Mekanisme pengangkutan pun diatur dengan menentukan hari yang berbeda untuk pengangkutan sampah organik dan anorganik dari masing-masing banjar tersebut.
Mengingat P3E Bali dan Nusra merupakan salah satu institusi yang berupaya mengarusutamakan gender dalam setiap pelaksanaan tugas fungsinya, tim menjadi tergelitik untuk sedikit menggali isu gender dalam kunjungan kali ini.
Dengan memperhatikan konstruksi sosial budaya yang ada, bagaimana kira-kira isu gender dalam pengelolaan sampah di TPS 3R Desa Taro? Rasa penasaranpun terjawab dalam kunjungan ini.

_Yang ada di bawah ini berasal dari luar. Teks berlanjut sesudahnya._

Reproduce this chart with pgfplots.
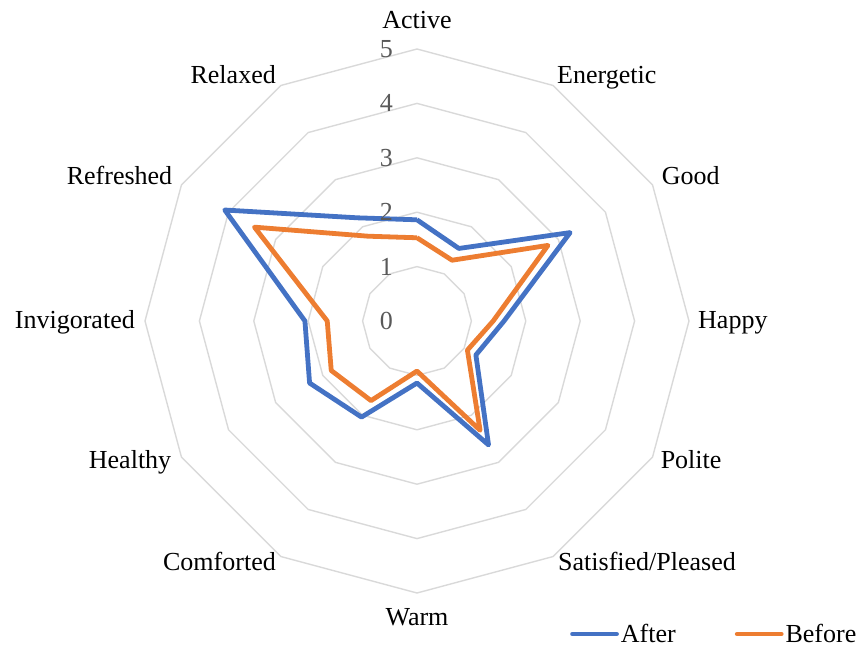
\documentclass[border=0pt]{standalone}
\usepackage{fontspec}
\setmainfont{Liberation Serif}
\usepackage{pgfplots}
\pgfplotsset{compat=1.18}
\usepgfplotslibrary{polar}
\definecolor{afterblue}{HTML}{4472C4}
\definecolor{beforeorange}{HTML}{ED7D31}
\definecolor{gridgray}{HTML}{D9D9D9}
\definecolor{tickgray}{HTML}{595959}
\tikzset{labelnode/.style={inner sep=0pt, font=\fontsize{26}{31}\selectfont}}
\begin{document}
\begin{tikzpicture}
\begin{polaraxis}[
  width=544pt, height=544pt, scale only axis,
  ymin=0, ymax=5,
  hide axis,
  clip=false,
  font=\fontsize{26}{31}\selectfont,
  legend columns=2,
  legend style={draw=none, fill=none, at={(axis cs:-64.4,6.38)}, anchor=west,
    font=\fontsize{26}{31}\selectfont,
    /tikz/every even column/.append style={column sep=57pt}},
  legend image code/.code={\draw[#1, line cap=round] (0pt,0pt) -- (44pt,0pt);},
  every axis plot/.append style={no marks, line join=round},
]
\pgfplotsinvokeforeach{1,...,5}{
  \addplot[gridgray, line width=1.4pt, forget plot] coordinates {
    (90,#1) (60,#1) (30,#1) (0,#1) (-30,#1) (-60,#1) (-90,#1)
    (-120,#1) (-150,#1) (-180,#1) (-210,#1) (-240,#1) (-270,#1)};
}
\addplot[afterblue, line width=4.8pt] coordinates {
  (90,1.86) (60,1.54) (30,3.25) (0,1.60) (-30,1.25) (-60,2.63) (-90,1.14)
  (-120,2.04) (-150,2.28) (-180,2.06) (-210,4.08) (-240,2.19) (-270,1.86)};
\addlegendentry{After}
\addplot[beforeorange, line width=4.8pt] coordinates {
  (90,1.53) (60,1.29) (30,2.78) (0,1.40) (-30,1.07) (-60,2.32) (-90,0.92)
  (-120,1.69) (-150,1.82) (-180,1.65) (-210,3.45) (-240,1.80) (-270,1.53)};
\addlegendentry{Before}
\pgfplotsinvokeforeach{0,...,5}{
  \node[labelnode, anchor=east, text=tickgray, xshift=-24pt] at (axis cs:90,#1) {#1};
}
\node[labelnode, anchor=base, yshift=20pt] at (axis cs:90,5) {Active};
\node[labelnode, anchor=base west, xshift=4pt, yshift=2pt] at (axis cs:60,5) {Energetic};
\node[labelnode, anchor=base west, xshift=9pt, yshift=0pt] at (axis cs:30,5) {Good};
\node[labelnode, anchor=base west, xshift=9pt, yshift=-7pt] at (axis cs:0,5) {Happy};
\node[labelnode, anchor=base west, xshift=8pt, yshift=-11pt] at (axis cs:-30,5) {Polite};
\node[labelnode, anchor=base west, xshift=5pt, yshift=-14pt] at (axis cs:-60,5) {Satisfied/Pleased};
\node[labelnode, anchor=base, yshift=-32pt] at (axis cs:-90,5) {Warm};
\node[labelnode, anchor=base east, xshift=-5pt, yshift=-14pt] at (axis cs:-120,5) {Comforted};
\node[labelnode, anchor=base east, xshift=-10pt, yshift=-11pt] at (axis cs:-150,5) {Healthy};
\node[labelnode, anchor=base east, xshift=-10pt, yshift=-7pt] at (axis cs:180,5) {Invigorated};
\node[labelnode, anchor=base east, xshift=-9pt, yshift=0pt] at (axis cs:150,5) {Refreshed};
\node[labelnode, anchor=base east, xshift=-5pt, yshift=2pt] at (axis cs:120,5) {Relaxed};
\coordinate (O) at (axis cs:0,0);
\end{polaraxis}
\pgfresetboundingbox
\path[use as bounding box] ([shift={(-417pt,-327pt)}]O) rectangle ([shift={(443pt,321pt)}]O);
\end{tikzpicture}
\end{document}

TPS 3R Desa Taro dalam pelaksanaan kegiatannya didukung oleh 11 personil yang terdiri atas 7(tujuh) orang lelaki dan 4 (empat) orang perempuan. Terdapat 2 (orang) manajer yang bertanggung jawab atas kegiatan operasional, membuat laporan bulanan, melakukan inovasi, eksperimen dan strategi.
Apa yang tergambarkan ini hanyalah sebagian kecil isu gender yang akan sering kita temui dalam pengelolaan sampah. Seringkali isu ini kurang kita sadari dan berpengaruh terhadap tujuan akhir dari pengelolaan sampah ini. Untuk itu, mari bersama-sama kita tingkatkan kinerja pengelolaan sampah di semua lini dengan mengintegrasikan isu gender dalam setiap tahapannya.
Kegiatan pengelolaan sampah yang responsif gender tidak saja membangun keadilan dan kesetaraan antara laki-laki dan perempuan terhadap akses, kontrol, kesempatan berpartispasi dan manfaat dari kegiatan tersebut, tapi juga akan meningkatkan kinerja pengelolaan sampah tersebut. Dengan melakukan pengarusutamaan gender dalam pengelolaan sampah, maka tidak saja permasalahan sampah terselesaikan lebih cepat tapi semua warga baik perempuan maupun laki-laki ikut berkontribusi dan mendapat manfaat secara adil.